Вышедшая в 2000 году книга И.И. Евлампиева, как гласит анонс, является первым после В. Зеньковского опытом максимально целостного изложения концепции наиболее известных представителей русской религиозной философии, при этом проведенным с точки зрения очень важной темы — темы абсолюта, и что интересно — абсолюта как личности, личного бытия. Книга построена как ряд очерков, посвященных девяти философам с общим вступлением — ретроспективой русской мысли, снабженной культурно-историческим введением в основные проблемы и предпосылки философии в России. Заметим прежде всего, что история философии, в отличие, скажем, от истории литературы, которая сама не всегда есть литература, или истории искусства, которая сама не всегда есть искусство, положительно принадлежит мысли, т.к., знакомясь с мыслями философов, мы сами мыслим, философствуем. Часто история философии имеет вид критики, где излагаемое критикуется, преодолевается или творчески воспринимается, меняя свои формы, преломляясь в плоть уже собственной концептуальности. Примером может служить, скажем, изложение Аристотелем воззрений досократиков, или Гегелем — всей истории развития мысли. Историк философии может обращаться к традиции под знаком диалога, оставляя за собой последнее слово, под знаком высокомерного превосходства, где история философии становится историей заблуждений и курьезов. Плодотворной кажется попытка выделить нечто главное, некую исходную философскую интуицию, пройтись за Тесеем по той самой ниточке, но со спокойным сердцем: Минотавр ждет только Тесея, его он подстерегает, ему опасен, и только Тесею может быть и страшно, и беспокойно. Мы — сторонние наблюдатели их битвы, «со стороны» для нас ясен философский путь в неизведанное, т.к. мы только следуем — нить уже протянута. Русская философия как никакая другая представляет собой Тесея, идущего прямо в лапы Минотавру, Минотавр Астрей ведь получеловек-полубык, полубог-полузверь, можно сказать, всеедин и софиен.

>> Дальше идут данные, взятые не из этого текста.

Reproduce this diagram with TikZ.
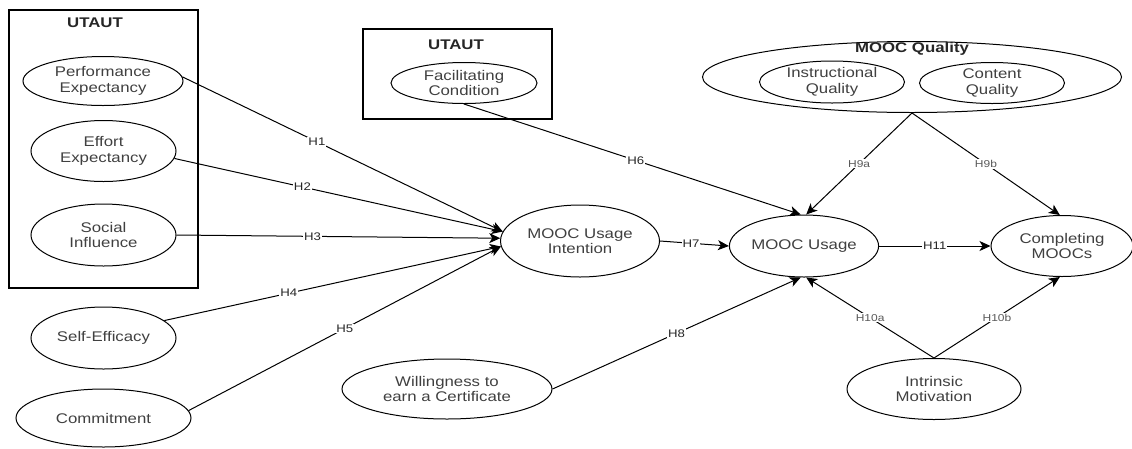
\documentclass[tikz,border=0pt]{standalone}
\usepackage{fontspec}
\setmainfont[FakeStretch=1.2]{Liberation Sans}
\usetikzlibrary{shapes.geometric,arrows.meta}
\begin{document}
\begin{tikzpicture}[x=1pt,y=-1pt,
  construct/.style={ellipse,draw,line width=1pt,inner sep=0pt,align=center,font=\fontsize{14}{15.5}\selectfont,text=black!75},
  frame/.style={draw,line width=1.1pt,inner sep=0pt},
  title/.style={font=\bfseries\fontsize{14}{16}\selectfont,text=black!85},
  hyp/.style={draw,line width=1pt,-{Stealth[length=11pt,width=10pt,inset=3pt]}},
  lab/.style={fill=white,inner sep=1pt,font=\fontsize{11}{12}\selectfont,text=black!85},
  slab/.style={lab,font=\fontsize{10}{11}\selectfont,text=black!65}]
\useasboundingbox (0,0) rectangle (1132,448);
\fill[white] (0,0) rectangle (1132,448);
% frames
\node[frame,minimum width=189pt,minimum height=278pt] (box1) at (103.5,149) {};
\node[frame,minimum width=189pt,minimum height=90pt] (box2) at (457.5,74) {};
\node[title] (t1) at (95,23) {UTAUT};
\node[title] (t2) at (456,45) {UTAUT};
% constructs
\node[construct,minimum width=160pt,minimum height=49pt] (pe) at (103,81) {Performance\\Expectancy};
\node[construct,minimum width=145pt,minimum height=61pt] (ee) at (103.5,151) {Effort\\Expectancy};
\node[construct,minimum width=145pt,minimum height=62pt] (si) at (103.5,235) {Social\\Influence};
\node[construct,minimum width=145pt,minimum height=62pt] (se) at (103.5,338) {Self-Efficacy};
\node[construct,minimum width=175pt,minimum height=58pt] (cmt) at (103.5,418) {Commitment};
\node[construct,minimum width=146pt,minimum height=41pt] (fc) at (464,83) {Facilitating\\Condition};
\node[construct,minimum width=159pt,minimum height=72pt] (mui) at (580,241) {MOOC Usage\\Intention};
\node[construct,minimum width=146pt,minimum height=62pt] (mu) at (804,246) {MOOC Usage};
\node[construct,minimum width=142pt,minimum height=61pt] (comp) at (1062,246) {Completing\\MOOCs};
\node[construct,minimum width=419pt,minimum height=71pt] (mq) at (912,77) {};
\node[title] (tq) at (912,49) {MOOC Quality};
\node[construct,minimum width=145pt,minimum height=42pt] (iq) at (832,82) {Instructional\\Quality};
\node[construct,minimum width=145pt,minimum height=41pt] (cq) at (992,83) {Content\\Quality};
\node[construct,minimum width=174pt,minimum height=61pt] (im) at (934,389) {Intrinsic\\Motivation};
\node[construct,minimum width=210pt,minimum height=60pt] (wc) at (447,389) {Willingness to\\earn a Certificate};
% hypotheses
\draw[hyp] (pe.3) -- node[lab,pos=0.42]{H1} (mui.173);
\draw[hyp] (ee.-6) -- node[lab,pos=0.39]{H2} (mui.173);
\draw[hyp] (si.east) -- node[lab,pos=0.42]{H3} (mui.178);
\draw[hyp] (se.16) -- node[lab,pos=0.37]{H4} (mui.184);
\draw[hyp] (cmt.5) -- node[lab,pos=0.5]{H5} (mui.184);
\draw[hyp] (fc.south) -- node[lab,pos=0.51]{H6} (mu.96);
\draw[hyp] (mui.east) -- node[lab,pos=0.45]{H7} (mu.west);
\draw[hyp] (wc.east) -- node[lab]{H8} (mu.-96);
\draw[hyp] (mq.south) -- node[slab]{H9a} (mu.86);
\draw[hyp] (mq.south) -- node[slab]{H9b} (comp.94);
\draw[hyp] (im.north) -- node[slab]{H10a} (mu.-86);
\draw[hyp] (im.north) -- node[slab]{H10b} (comp.-94);
\draw[hyp] (mu.east) -- node[lab]{H11} (comp.west);
\end{tikzpicture}
\end{document}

Евлампиев выстраивает отношение: русская философия религиозна — это ненормально, и ей это повредило. Догма тормозит, сковывает свободные дерзания человеческой личности — подлинного абсолюта — в своем становлении. Но что Евлампиевым в расчет не взято и говорит об идеологической, не философской, подоплеке его оценок, — это само понятие личности. И «человек», и «личность» нельзя сразу включить как термины без критики и ограничения. Не так у Евлампиева: в ряд философских понятий, начиная с античных «идеи» и «единого» и кончая «монадой», «субстанцией», «трансцендентальным субъектом», входит и русская «личность». Личность оказывается темой, из которой можно сделать совершенно любое развитие, почти любой, самый головокружительный философский ход. Вот почему не заданы пределы, четкое и фиксированное содержание понятия. Оно и не стало понятием потому, что от него ожидается, конечный синтез всего со всем, «единство Бога, мира и человека», окончательная гармония. Никто не возражает: античная философия безлична, святоотеческое богословие говорит не о человеке, а о Богочеловеке, трансцендентальный субъект холоден и абстрактен, субъект философии жизни экзистенциализма оказывается бессодержательным, лишенным смыслового ядра, он как маска, из-под которой выглядывает или ничто, или воля, или свобода, вглядываясь в него, мы вглядываемся в «бездну», а не в живое лицо. Тема личности — действительно то, что несла русская философия, но эта философская ноша надорвала силы и умы. Вот, казалось бы, в образах Достоевского (что очень сильно подозревается и Евлампиевым) она схвачена и передана с величайшей убедительностью. Сделай усилие — и на этом материале возникнет философия мирового значения. Но все получилось не так…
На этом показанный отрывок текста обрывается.